Given task:
Everything in the data should be repeated exactly, save for the images.

Data extract:
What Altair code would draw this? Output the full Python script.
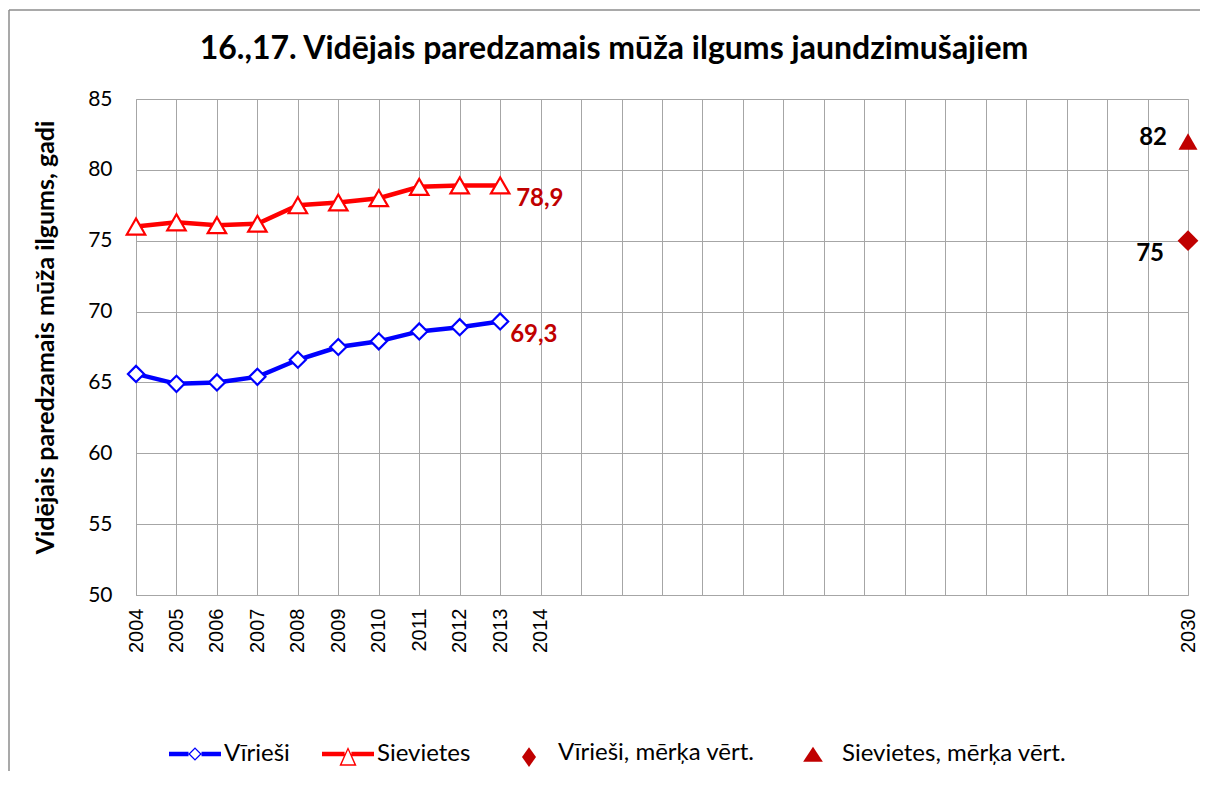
import altair as alt
import pandas as pd

# ---- data ----
years = [2004, 2005, 2006, 2007, 2008, 2009, 2010, 2011, 2012, 2013]
men = [65.6, 64.9, 65.0, 65.4, 66.6, 67.5, 67.9, 68.6, 68.9, 69.3]
women = [76.0, 76.3, 76.1, 76.2, 77.5, 77.7, 78.0, 78.8, 78.9, 78.9]
target_year = [2030]
men_target = [75]
women_target = [82]
x_ticks = list(range(2004, 2031))
y_ticks = [50, 55, 60, 65, 70, 75, 80, 85]
legend_labels = ["Vīrieši", "Sievietes", "Vīrieši, mērķa vērt.", "Sievietes, mērķa vērt."]

BLUE = "#0000FF"
RED = "#FF0000"
DARK = "#C00000"
GRID = "#a6a6a6"

men_df = pd.DataFrame({"year": years, "value": men})
women_df = pd.DataFrame({"year": years, "value": women})
men_last = pd.DataFrame({"year": years[-1:], "value": men[-1:],
                         "label": [f"{men[-1]:.1f}".replace(".", ",")]})
women_last = pd.DataFrame({"year": years[-1:], "value": women[-1:],
                           "label": [f"{women[-1]:.1f}".replace(".", ",")]})
men_t = pd.DataFrame({"year": target_year, "value": men_target,
                      "label": [str(v) for v in men_target]})
women_t = pd.DataFrame({"year": target_year, "value": women_target,
                        "label": [str(v) for v in women_target]})
leg_df = pd.DataFrame({"legend": legend_labels})

x_enc = alt.X(
    "year:Q",
    scale=alt.Scale(domain=[2004, 2030], nice=False, zero=False),
    axis=alt.Axis(
        values=x_ticks, format="d", title=None, ticks=False,
        labelExpr="(datum.value <= 2014 || datum.value >= 2030) ? datum.label : ''",
        labelAngle=-90, labelPadding=13, labelFont="Liberation Sans", labelFontSize=20,
        labelColor="black", labelOverlap=False, labelFlush=False,
        grid=True, gridColor=GRID, gridWidth=1, domainColor=GRID, domainWidth=1,
    ),
)
y_enc = alt.Y(
    "value:Q",
    scale=alt.Scale(domain=[50, 85], nice=False, zero=False),
    axis=alt.Axis(
        values=y_ticks, ticks=False, labelPadding=24, labelFont="Lato", labelFontSize=21,
        labelColor="black", grid=True, gridColor=GRID, gridWidth=1,
        domainColor=GRID, domainWidth=1,
        title="Vidējais paredzamais mūža ilgums, gadi", titleFont="Lato",
        titleFontSize=25, titleFontWeight="bold", titleColor="black",
        titleX=-91, titleY=238, titleAngle=-90, titleAlign="center", titleBaseline="middle",
    ),
)

men_line = alt.Chart(men_df).mark_line(color=BLUE, strokeWidth=4.5).encode(x=x_enc, y=y_enc)
women_line = alt.Chart(women_df).mark_line(color=RED, strokeWidth=4.5).encode(x=x_enc, y=y_enc)
men_pts = alt.Chart(men_df).mark_point(
    shape="diamond", filled=True, fill="white", stroke=BLUE, strokeWidth=2.2, size=260, opacity=1
).encode(x=x_enc, y=y_enc)
women_pts = alt.Chart(women_df).mark_point(
    shape="triangle-up", filled=True, fill="white", stroke=RED, strokeWidth=2.2, size=340, opacity=1
).encode(x=x_enc, y=y_enc)

men_tp = alt.Chart(men_t).mark_point(
    shape="diamond", filled=True, fill=DARK, size=430, opacity=1
).encode(x=x_enc, y=y_enc)
women_tp = alt.Chart(women_t).mark_point(
    shape="triangle-up", filled=True, fill=DARK, size=360, opacity=1
).encode(x=x_enc, y=y_enc)

men_lbl = alt.Chart(men_last).mark_text(
    align="left", baseline="middle", dx=10, dy=14, font="Lato", fontSize=24,
    fontWeight="bold", color=DARK
).encode(x=x_enc, y=y_enc, text="label:N")
women_lbl = alt.Chart(women_last).mark_text(
    align="left", baseline="middle", dx=16, dy=14, font="Lato", fontSize=24,
    fontWeight="bold", color=DARK
).encode(x=x_enc, y=y_enc, text="label:N")
men_tl = alt.Chart(men_t).mark_text(
    align="right", baseline="middle", dx=-24, dy=13, font="Lato", fontSize=24,
    fontWeight="bold", color="black"
).encode(x=x_enc, y=y_enc, text="label:N")
women_tl = alt.Chart(women_t).mark_text(
    align="right", baseline="middle", dx=-21, dy=-4, font="Lato", fontSize=24,
    fontWeight="bold", color="black"
).encode(x=x_enc, y=y_enc, text="label:N")

# legend symbols: line + hollow marker drawn as one filled path (holes via winding)
paths = [
    "M-1,-0.09L-0.25,-0.09L-0.25,0.09L-1,0.09Z M0.25,-0.09L1,-0.09L1,0.09L0.25,0.09Z "
    "M0,-0.26L0.26,0L0,0.26L-0.26,0Z M0,-0.19L-0.19,0L0,0.19L0.19,0Z",
    "M-1,-0.09L-0.13,-0.09L-0.13,0.09L-1,0.09Z M0.13,-0.09L1,-0.09L1,0.09L0.13,0.09Z "
    "M0,-0.27L0.33,0.45L-0.33,0.45Z M0,-0.15L-0.24,0.39L0.24,0.39Z",
    "M0,-0.23L0.27,0.15L0,0.53L-0.27,0.15Z",
    "M0,-0.28L0.38,0.3L-0.38,0.3Z",
]
leg = alt.Legend(
    title=None, orient="none", legendX=33, legendY=628, direction="horizontal",
    columns=4, columnPadding=32, labelOffset=3, symbolSize=2704,
    symbolStrokeWidth=0, symbolOpacity=1, labelFont="Lato", labelFontSize=24,
    labelColor="black", labelLimit=400, padding=0,
)
legend_layer = alt.Chart(leg_df).mark_point(filled=True, opacity=0).encode(
    x=alt.value(0), y=alt.value(0),
    fill=alt.Fill("legend:N", scale=alt.Scale(domain=legend_labels,
                                              range=[BLUE, RED, DARK, DARK]), legend=leg),
    shape=alt.Shape("legend:N", scale=alt.Scale(domain=legend_labels, range=paths), legend=leg),
)

# chart-area frame (left and top edges)
frame_df = pd.DataFrame({"k": [0]})
frame_left = alt.Chart(frame_df).mark_rule(color="#8c8c8c", strokeWidth=1.5).encode(
    x=alt.value(-127), y=alt.value(-89), y2=alt.value(700))
frame_top = alt.Chart(frame_df).mark_rule(color="#8c8c8c", strokeWidth=1.5).encode(
    x=alt.value(-127), x2=alt.value(1070), y=alt.value(-89))

chart = alt.layer(
    frame_left, frame_top,
    men_line, women_line, men_pts, women_pts, men_tp, women_tp,
    men_lbl, women_lbl, men_tl, women_tl, legend_layer,
).properties(
    width=1052, height=496,
    autosize=alt.AutoSizeParams(type="none"),
    padding={"left": 128, "top": 91, "right": 12, "bottom": 176},
    title=alt.TitleParams(
        "16.,17. Vidējais paredzamais mūža ilgums jaundzimušajiem",
        font="Lato", fontSize=32, fontWeight="bold", color="black",
        anchor="middle", dx=-48, dy=92, offset=35, frame="group",
    ),
).configure_view(stroke=None).configure(background="white")

chart.save("out.html", embed_options={"renderer": "svg", "actions": False})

Output:
What Altair code would draw this? Output the full Python script.
import altair as alt
import pandas as pd

# ---- data ----
years = [2004, 2005, 2006, 2007, 2008, 2009, 2010, 2011, 2012, 2013]
men = [65.6, 64.9, 65.0, 65.4, 66.6, 67.5, 67.9, 68.6, 68.9, 69.3]
women = [76.0, 76.3, 76.1, 76.2, 77.5, 77.7, 78.0, 78.8, 78.9, 78.9]
target_year = [2030]
men_target = [75]
women_target = [82]
x_ticks = list(range(2004, 2031))
y_ticks = [50, 55, 60, 65, 70, 75, 80, 85]
legend_labels = ["Vīrieši", "Sievietes", "Vīrieši, mērķa vērt.", "Sievietes, mērķa vērt."]

BLUE = "#0000FF"
RED = "#FF0000"
DARK = "#C00000"
GRID = "#a6a6a6"

men_df = pd.DataFrame({"year": years, "value": men})
women_df = pd.DataFrame({"year": years, "value": women})
men_last = pd.DataFrame({"year": years[-1:], "value": men[-1:],
                         "label": [f"{men[-1]:.1f}".replace(".", ",")]})
women_last = pd.DataFrame({"year": years[-1:], "value": women[-1:],
                           "label": [f"{women[-1]:.1f}".replace(".", ",")]})
men_t = pd.DataFrame({"year": target_year, "value": men_target,
                      "label": [str(v) for v in men_target]})
women_t = pd.DataFrame({"year": target_year, "value": women_target,
                        "label": [str(v) for v in women_target]})
leg_df = pd.DataFrame({"legend": legend_labels})

x_enc = alt.X(
    "year:Q",
    scale=alt.Scale(domain=[2004, 2030], nice=False, zero=False),
    axis=alt.Axis(
        values=x_ticks, format="d", title=None, ticks=False,
        labelExpr="(datum.value <= 2014 || datum.value >= 2030) ? datum.label : ''",
        labelAngle=-90, labelPadding=13, labelFont="Liberation Sans", labelFontSize=20,
        labelColor="black", labelOverlap=False, labelFlush=False,
        grid=True, gridColor=GRID, gridWidth=1, domainColor=GRID, domainWidth=1,
    ),
)
y_enc = alt.Y(
    "value:Q",
    scale=alt.Scale(domain=[50, 85], nice=False, zero=False),
    axis=alt.Axis(
        values=y_ticks, ticks=False, labelPadding=24, labelFont="Lato", labelFontSize=21,
        labelColor="black", grid=True, gridColor=GRID, gridWidth=1,
        domainColor=GRID, domainWidth=1,
        title="Vidējais paredzamais mūža ilgums, gadi", titleFont="Lato",
        titleFontSize=25, titleFontWeight="bold", titleColor="black",
        titleX=-91, titleY=238, titleAngle=-90, titleAlign="center", titleBaseline="middle",
    ),
)

men_line = alt.Chart(men_df).mark_line(color=BLUE, strokeWidth=4.5).encode(x=x_enc, y=y_enc)
women_line = alt.Chart(women_df).mark_line(color=RED, strokeWidth=4.5).encode(x=x_enc, y=y_enc)
men_pts = alt.Chart(men_df).mark_point(
    shape="diamond", filled=True, fill="white", stroke=BLUE, strokeWidth=2.2, size=260, opacity=1
).encode(x=x_enc, y=y_enc)
women_pts = alt.Chart(women_df).mark_point(
    shape="triangle-up", filled=True, fill="white", stroke=RED, strokeWidth=2.2, size=340, opacity=1
).encode(x=x_enc, y=y_enc)

men_tp = alt.Chart(men_t).mark_point(
    shape="diamond", filled=True, fill=DARK, size=430, opacity=1
).encode(x=x_enc, y=y_enc)
women_tp = alt.Chart(women_t).mark_point(
    shape="triangle-up", filled=True, fill=DARK, size=360, opacity=1
).encode(x=x_enc, y=y_enc)

men_lbl = alt.Chart(men_last).mark_text(
    align="left", baseline="middle", dx=10, dy=14, font="Lato", fontSize=24,
    fontWeight="bold", color=DARK
).encode(x=x_enc, y=y_enc, text="label:N")
women_lbl = alt.Chart(women_last).mark_text(
    align="left", baseline="middle", dx=16, dy=14, font="Lato", fontSize=24,
    fontWeight="bold", color=DARK
).encode(x=x_enc, y=y_enc, text="label:N")
men_tl = alt.Chart(men_t).mark_text(
    align="right", baseline="middle", dx=-24, dy=13, font="Lato", fontSize=24,
    fontWeight="bold", color="black"
).encode(x=x_enc, y=y_enc, text="label:N")
women_tl = alt.Chart(women_t).mark_text(
    align="right", baseline="middle", dx=-21, dy=-4, font="Lato", fontSize=24,
    fontWeight="bold", color="black"
).encode(x=x_enc, y=y_enc, text="label:N")

# legend symbols: line + hollow marker drawn as one filled path (holes via winding)
paths = [
    "M-1,-0.09L-0.25,-0.09L-0.25,0.09L-1,0.09Z M0.25,-0.09L1,-0.09L1,0.09L0.25,0.09Z "
    "M0,-0.26L0.26,0L0,0.26L-0.26,0Z M0,-0.19L-0.19,0L0,0.19L0.19,0Z",
    "M-1,-0.09L-0.13,-0.09L-0.13,0.09L-1,0.09Z M0.13,-0.09L1,-0.09L1,0.09L0.13,0.09Z "
    "M0,-0.27L0.33,0.45L-0.33,0.45Z M0,-0.15L-0.24,0.39L0.24,0.39Z",
    "M0,-0.23L0.27,0.15L0,0.53L-0.27,0.15Z",
    "M0,-0.28L0.38,0.3L-0.38,0.3Z",
]
leg = alt.Legend(
    title=None, orient="none", legendX=33, legendY=628, direction="horizontal",
    columns=4, columnPadding=32, labelOffset=3, symbolSize=2704,
    symbolStrokeWidth=0, symbolOpacity=1, labelFont="Lato", labelFontSize=24,
    labelColor="black", labelLimit=400, padding=0,
)
legend_layer = alt.Chart(leg_df).mark_point(filled=True, opacity=0).encode(
    x=alt.value(0), y=alt.value(0),
    fill=alt.Fill("legend:N", scale=alt.Scale(domain=legend_labels,
                                              range=[BLUE, RED, DARK, DARK]), legend=leg),
    shape=alt.Shape("legend:N", scale=alt.Scale(domain=legend_labels, range=paths), legend=leg),
)

# chart-area frame (left and top edges)
frame_df = pd.DataFrame({"k": [0]})
frame_left = alt.Chart(frame_df).mark_rule(color="#8c8c8c", strokeWidth=1.5).encode(
    x=alt.value(-127), y=alt.value(-89), y2=alt.value(700))
frame_top = alt.Chart(frame_df).mark_rule(color="#8c8c8c", strokeWidth=1.5).encode(
    x=alt.value(-127), x2=alt.value(1070), y=alt.value(-89))

chart = alt.layer(
    frame_left, frame_top,
    men_line, women_line, men_pts, women_pts, men_tp, women_tp,
    men_lbl, women_lbl, men_tl, women_tl, legend_layer,
).properties(
    width=1052, height=496,
    autosize=alt.AutoSizeParams(type="none"),
    padding={"left": 128, "top": 91, "right": 12, "bottom": 176},
    title=alt.TitleParams(
        "16.,17. Vidējais paredzamais mūža ilgums jaundzimušajiem",
        font="Lato", fontSize=32, fontWeight="bold", color="black",
        anchor="middle", dx=-48, dy=92, offset=35, frame="group",
    ),
).configure_view(stroke=None).configure(background="white")

chart.save("out.html", embed_options={"renderer": "svg", "actions": False})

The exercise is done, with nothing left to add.